Using Subversion, grab the ref counting Lua 5.0.2 I have at:
svn co svn://18.104.22.168/root/luarc
I'm running on a 2.8 ghz HT Intel box, and the results I get are (memory
reported by the Windows Task Manager):
Lua 5.0.2: at n = 200000 time = 23.968 Mem Usage 2588 K / VM
Lua 5.1w0: at n = 200000 time = 23.64 Mem Usage 3580 K / VM
luarc: at n = 200000 time = 11.546 Mem Usage 1800 K / VM
Note that without the collectgarbage() calls in Lua 5.0.2 and Lua 5.1w0, the
whole system eats massive amounts of RAM around n = 36000.

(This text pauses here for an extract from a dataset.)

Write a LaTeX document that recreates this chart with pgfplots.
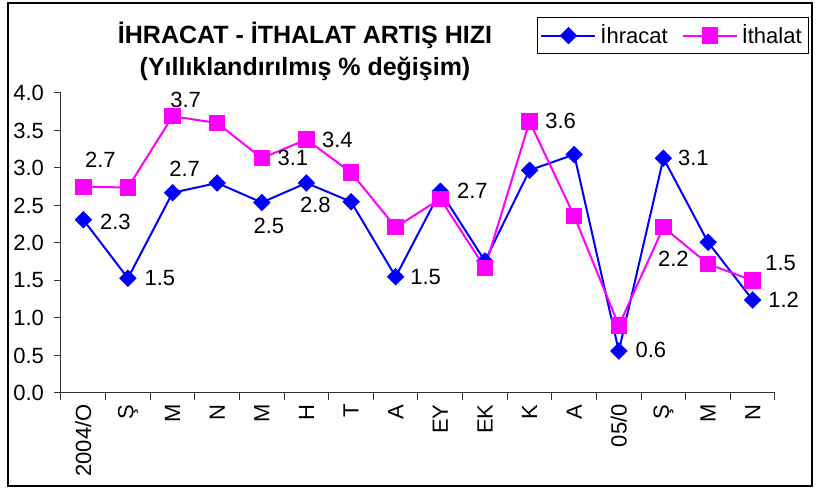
\documentclass[border=0pt]{standalone}
\usepackage{fontspec}
\setmainfont{Liberation Sans}
\usepackage{pgfplots}
\usepackage{pgfplotstable}
\pgfplotsset{compat=1.18}

\definecolor{ihr}{RGB}{0,0,255}
\definecolor{ith}{RGB}{255,0,255}

% x y
\pgfplotstableread{
x y
0 2.31
1 1.53
2 2.67
3 2.80
4 2.54
5 2.80
6 2.55
7 1.55
8 2.69
9 1.76
10 2.97
11 3.18
12 0.56
13 3.13
14 2.01
15 1.24
}\ihracat

\pgfplotstableread{
x y
0 2.75
1 2.74
2 3.69
3 3.60
4 3.13
5 3.38
6 2.94
7 2.21
8 2.59
9 1.67
10 3.62
11 2.36
12 0.90
13 2.21
14 1.72
15 1.50
}\ithalat

% value labels: shown text and offset (pt) from the point
\pgfplotstableread{
x y lab dx dy
0 2.31 2.3 16 -1
1 1.53 1.5 16 0
2 2.67 2.7 6 12
4 2.54 2.5 3.5 -11.5
5 2.80 2.8 4.5 -11
7 1.55 1.5 15 0
8 2.69 2.7 16 0
12 0.56 0.6 16 0.5
13 3.13 3.1 15 0
15 1.24 1.2 15.5 0
}\ihrlab

\pgfplotstableread{
x y lab dx dy
0 2.75 2.7 8.5 13.5
2 3.69 3.7 6.5 8
4 3.13 3.1 15.5 0
5 3.38 3.4 15.5 0
10 3.62 3.6 15.5 0.5
13 2.21 2.2 5 -16
15 1.50 1.5 14 8.5
}\ithlab

\pgfplotsset{
  vallabels/.style={draw=none, no marks, forget plot, point meta=explicit symbolic,
    nodes near coords,
    visualization depends on={\thisrow{dx} \as \labdx},
    visualization depends on={\thisrow{dy} \as \labdy},
    every node near coord/.append style={anchor=center, black, inner sep=0pt,
        xshift=\labdx pt, yshift=\labdy pt}},
}

\begin{document}
\begin{tikzpicture}[font=\fontsize{11}{13}\selectfont]
\useasboundingbox (-30.5pt,-47.5pt) rectangle (383pt,196.5pt);
\begin{axis}[
    at={(0,0)}, anchor=south west,
    scale only axis, width=357pt, height=150pt,
    xmin=-0.5, xmax=15.5, ymin=0, ymax=4,
    axis x line*=bottom, axis y line*=left,
    axis line style={black!80, line width=0.5pt},
    tick style={black!80, line width=0.5pt},
    tick align=outside, major tick length=3.5pt,
    xtick={-0.5,0.5,...,15.5},
    x tick label as interval,
    xticklabels={2004/O,Ş,M,N,M,H,T,A,EY,EK,K,A,05/0,Ş,M,N},
    xticklabel style={rotate=90, anchor=east, inner sep=2pt},
    ytick={0,0.5,1,1.5,2,2.5,3,3.5,4},
    /pgf/number format/assume math mode=true,
    yticklabel style={/pgf/number format/fixed, /pgf/number format/fixed zerofill,
        /pgf/number format/precision=1, xshift=-1.5pt},
    legend columns=2,
    legend style={at={(238pt,188pt)}, anchor=north west, draw=black, line width=0.5pt,
        inner xsep=1.5pt, inner ysep=1.5pt, font=\fontsize{11}{13}\selectfont,
        /tikz/every even column/.append style={column sep=5pt}},
    legend image code/.code={\draw[mark repeat=2,mark phase=2]
        plot coordinates {(0pt,0pt) (13.5pt,0pt) (27pt,0pt)};},
    clip=false,
]
\addplot[ihr, line width=1pt, mark=square*, mark size=2.6pt,
    mark options={rotate=45, solid}] table[x=x,y=y]{\ihracat};
\addlegendentry{İhracat}
\addplot[ith, line width=1pt, mark=square*, mark size=3.6pt,
    mark options={solid}] table[x=x,y=y]{\ithalat};
\addlegendentry{İthalat}

\addplot[vallabels] table[x=x,y=y,meta=lab]{\ihrlab};
\addplot[vallabels] table[x=x,y=y,meta=lab]{\ithlab};
\end{axis}
\node[font=\bfseries\fontsize{12.5}{16}\selectfont, align=center] at (122pt,171pt)
    {İHRACAT - İTHALAT ARTIŞ HIZI\\(Yıllıklandırılmış \% değişim)};
\draw[black, line width=0.6pt] (-26.5pt,-46.5pt) rectangle (375.5pt,195pt);
\end{tikzpicture}
\end{document}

luarc requires no special collectgarbage() calls, although without a
beginning collectgarbage() call with a relatively high number of bytes, just
the size of the strings alone cause the mark/sweep collector to run every
string concatenation. This is because the ref counting collector is built
on top of the mark/sweep collector.
The interesting thing about luarc is that it would be entirely possible to
take advantage of the ref count on the string being 1 and resize the string
buffer in-place, bringing the results more in-line with the previously
reported Perl results.
If the ref counting collector was built on top of the incremental collector,
it wouldn't have mattered in this torture test. The incremental collector
would never need to run, as the ref counting collector would clean up before
the incremental collector ever got a chance.